• Brief: Reproduce all lines of the listing below in which the word "chart" occurs.

• Available data:
# # # # #
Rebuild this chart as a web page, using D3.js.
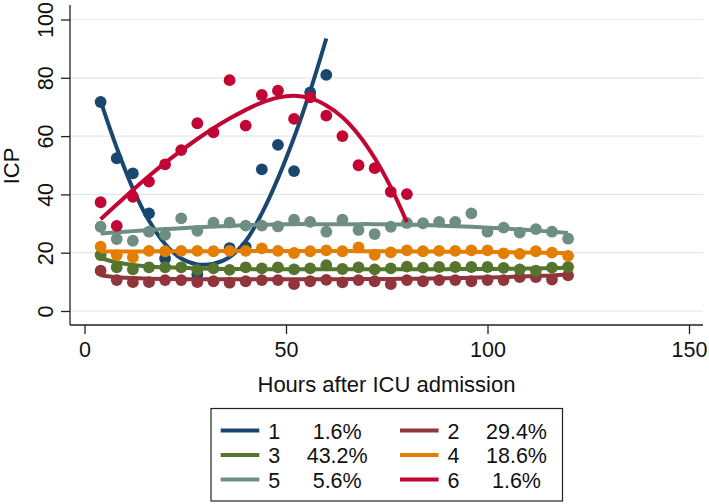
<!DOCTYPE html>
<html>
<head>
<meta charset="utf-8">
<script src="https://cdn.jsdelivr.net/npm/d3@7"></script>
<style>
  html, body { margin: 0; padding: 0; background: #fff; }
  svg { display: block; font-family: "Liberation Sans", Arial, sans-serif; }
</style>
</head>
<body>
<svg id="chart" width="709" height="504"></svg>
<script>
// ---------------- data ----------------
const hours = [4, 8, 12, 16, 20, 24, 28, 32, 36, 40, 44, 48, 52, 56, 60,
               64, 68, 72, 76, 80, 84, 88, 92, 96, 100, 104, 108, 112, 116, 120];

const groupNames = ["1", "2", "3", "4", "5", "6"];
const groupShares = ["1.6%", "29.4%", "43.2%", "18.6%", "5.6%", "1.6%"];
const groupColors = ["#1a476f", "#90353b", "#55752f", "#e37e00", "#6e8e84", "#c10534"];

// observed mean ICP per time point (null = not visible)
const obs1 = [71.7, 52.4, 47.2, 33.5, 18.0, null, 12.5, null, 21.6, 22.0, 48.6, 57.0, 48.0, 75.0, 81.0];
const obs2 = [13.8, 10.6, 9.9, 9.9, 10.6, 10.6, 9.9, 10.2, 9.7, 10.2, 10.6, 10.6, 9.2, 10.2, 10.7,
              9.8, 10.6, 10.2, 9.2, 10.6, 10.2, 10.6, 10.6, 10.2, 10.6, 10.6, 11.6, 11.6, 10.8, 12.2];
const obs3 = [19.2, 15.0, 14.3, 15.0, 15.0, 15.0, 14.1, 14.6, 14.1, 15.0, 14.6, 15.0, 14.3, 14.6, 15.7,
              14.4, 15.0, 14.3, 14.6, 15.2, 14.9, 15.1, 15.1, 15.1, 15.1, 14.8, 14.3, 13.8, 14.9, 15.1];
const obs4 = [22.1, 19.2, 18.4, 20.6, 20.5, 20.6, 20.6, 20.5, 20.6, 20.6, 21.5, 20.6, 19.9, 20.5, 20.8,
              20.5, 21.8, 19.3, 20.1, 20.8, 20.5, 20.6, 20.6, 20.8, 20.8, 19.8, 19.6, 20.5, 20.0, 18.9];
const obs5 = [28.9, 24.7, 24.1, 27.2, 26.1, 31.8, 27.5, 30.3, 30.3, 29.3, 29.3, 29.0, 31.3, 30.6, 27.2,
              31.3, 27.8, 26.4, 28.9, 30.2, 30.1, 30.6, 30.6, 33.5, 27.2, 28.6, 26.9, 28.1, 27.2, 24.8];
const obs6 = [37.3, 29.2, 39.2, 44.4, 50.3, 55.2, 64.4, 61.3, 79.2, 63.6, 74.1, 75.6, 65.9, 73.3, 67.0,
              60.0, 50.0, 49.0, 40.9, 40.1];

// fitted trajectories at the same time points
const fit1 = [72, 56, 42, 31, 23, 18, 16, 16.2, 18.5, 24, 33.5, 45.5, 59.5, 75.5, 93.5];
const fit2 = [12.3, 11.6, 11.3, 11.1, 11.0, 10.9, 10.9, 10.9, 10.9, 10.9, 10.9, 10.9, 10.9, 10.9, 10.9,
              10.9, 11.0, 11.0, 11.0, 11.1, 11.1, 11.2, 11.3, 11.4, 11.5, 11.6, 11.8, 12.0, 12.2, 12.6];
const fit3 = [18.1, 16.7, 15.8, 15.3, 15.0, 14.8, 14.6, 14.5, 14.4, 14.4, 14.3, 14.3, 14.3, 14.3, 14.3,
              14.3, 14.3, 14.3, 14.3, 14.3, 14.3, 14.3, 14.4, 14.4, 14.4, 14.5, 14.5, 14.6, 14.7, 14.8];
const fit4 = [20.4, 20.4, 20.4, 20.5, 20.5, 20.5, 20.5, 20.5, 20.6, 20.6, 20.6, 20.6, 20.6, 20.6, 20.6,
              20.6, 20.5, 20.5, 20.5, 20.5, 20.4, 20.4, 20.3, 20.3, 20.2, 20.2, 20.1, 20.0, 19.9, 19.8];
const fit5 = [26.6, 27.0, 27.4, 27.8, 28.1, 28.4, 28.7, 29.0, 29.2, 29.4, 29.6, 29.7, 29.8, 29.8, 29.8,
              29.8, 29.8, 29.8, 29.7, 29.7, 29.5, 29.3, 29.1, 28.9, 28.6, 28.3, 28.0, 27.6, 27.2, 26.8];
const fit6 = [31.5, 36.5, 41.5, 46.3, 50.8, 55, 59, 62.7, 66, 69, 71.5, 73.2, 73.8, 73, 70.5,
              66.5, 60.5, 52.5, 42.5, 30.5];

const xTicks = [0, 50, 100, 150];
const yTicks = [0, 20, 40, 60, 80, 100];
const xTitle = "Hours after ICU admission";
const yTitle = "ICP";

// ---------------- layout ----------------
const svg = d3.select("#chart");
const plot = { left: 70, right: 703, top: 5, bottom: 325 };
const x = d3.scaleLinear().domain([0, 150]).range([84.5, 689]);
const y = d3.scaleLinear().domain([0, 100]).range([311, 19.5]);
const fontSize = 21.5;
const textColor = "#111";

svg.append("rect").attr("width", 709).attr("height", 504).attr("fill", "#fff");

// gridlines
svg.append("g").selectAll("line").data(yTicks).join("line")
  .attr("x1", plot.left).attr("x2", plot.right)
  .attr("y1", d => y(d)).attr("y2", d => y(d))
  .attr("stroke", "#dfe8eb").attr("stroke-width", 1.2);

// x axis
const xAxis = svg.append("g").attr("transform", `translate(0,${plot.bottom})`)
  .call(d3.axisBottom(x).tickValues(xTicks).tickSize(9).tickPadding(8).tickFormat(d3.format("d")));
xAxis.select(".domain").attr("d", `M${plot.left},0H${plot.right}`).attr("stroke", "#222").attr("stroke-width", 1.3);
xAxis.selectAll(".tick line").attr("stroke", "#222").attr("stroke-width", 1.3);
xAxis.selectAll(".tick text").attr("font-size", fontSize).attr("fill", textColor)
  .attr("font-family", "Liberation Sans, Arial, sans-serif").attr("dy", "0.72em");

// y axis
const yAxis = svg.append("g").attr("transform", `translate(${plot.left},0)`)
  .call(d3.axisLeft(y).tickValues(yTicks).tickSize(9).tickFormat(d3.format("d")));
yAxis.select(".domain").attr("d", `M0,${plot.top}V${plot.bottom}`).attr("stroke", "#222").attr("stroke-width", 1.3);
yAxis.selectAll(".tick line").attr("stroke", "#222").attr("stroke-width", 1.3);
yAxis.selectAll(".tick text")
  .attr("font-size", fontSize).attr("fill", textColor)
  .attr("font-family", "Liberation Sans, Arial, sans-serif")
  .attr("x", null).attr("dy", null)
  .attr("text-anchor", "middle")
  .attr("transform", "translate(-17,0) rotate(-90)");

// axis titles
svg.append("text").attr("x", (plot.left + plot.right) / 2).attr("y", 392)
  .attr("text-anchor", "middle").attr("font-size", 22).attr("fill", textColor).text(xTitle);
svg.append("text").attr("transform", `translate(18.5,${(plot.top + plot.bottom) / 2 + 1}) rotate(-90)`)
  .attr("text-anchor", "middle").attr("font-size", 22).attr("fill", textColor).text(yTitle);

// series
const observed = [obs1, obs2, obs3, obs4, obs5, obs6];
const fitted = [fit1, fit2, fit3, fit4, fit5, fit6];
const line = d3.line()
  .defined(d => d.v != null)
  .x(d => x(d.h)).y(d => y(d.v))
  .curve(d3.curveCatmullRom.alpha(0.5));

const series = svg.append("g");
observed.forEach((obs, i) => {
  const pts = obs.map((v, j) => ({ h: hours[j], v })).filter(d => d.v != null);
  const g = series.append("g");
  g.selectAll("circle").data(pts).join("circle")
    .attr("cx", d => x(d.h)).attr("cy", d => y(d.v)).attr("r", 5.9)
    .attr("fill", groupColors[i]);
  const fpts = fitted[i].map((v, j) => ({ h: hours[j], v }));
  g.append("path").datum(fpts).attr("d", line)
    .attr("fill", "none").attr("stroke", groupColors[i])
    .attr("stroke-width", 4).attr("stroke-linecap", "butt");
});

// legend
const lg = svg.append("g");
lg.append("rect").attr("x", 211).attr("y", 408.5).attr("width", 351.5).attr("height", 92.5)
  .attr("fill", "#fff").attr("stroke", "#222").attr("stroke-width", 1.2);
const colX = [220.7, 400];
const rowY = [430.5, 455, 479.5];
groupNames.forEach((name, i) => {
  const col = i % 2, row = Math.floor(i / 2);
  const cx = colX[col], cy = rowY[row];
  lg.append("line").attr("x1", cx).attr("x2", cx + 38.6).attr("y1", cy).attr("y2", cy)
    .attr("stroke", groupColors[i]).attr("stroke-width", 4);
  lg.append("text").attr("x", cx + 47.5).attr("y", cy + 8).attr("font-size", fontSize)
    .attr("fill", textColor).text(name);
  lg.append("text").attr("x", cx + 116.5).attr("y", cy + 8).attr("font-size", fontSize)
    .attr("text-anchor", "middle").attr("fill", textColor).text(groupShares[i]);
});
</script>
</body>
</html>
# # # # #
• Written response:
Rebuild this chart as a web page, using D3.js.
<svg id="chart" width="709" height="504"></svg>
const svg = d3.select("#chart");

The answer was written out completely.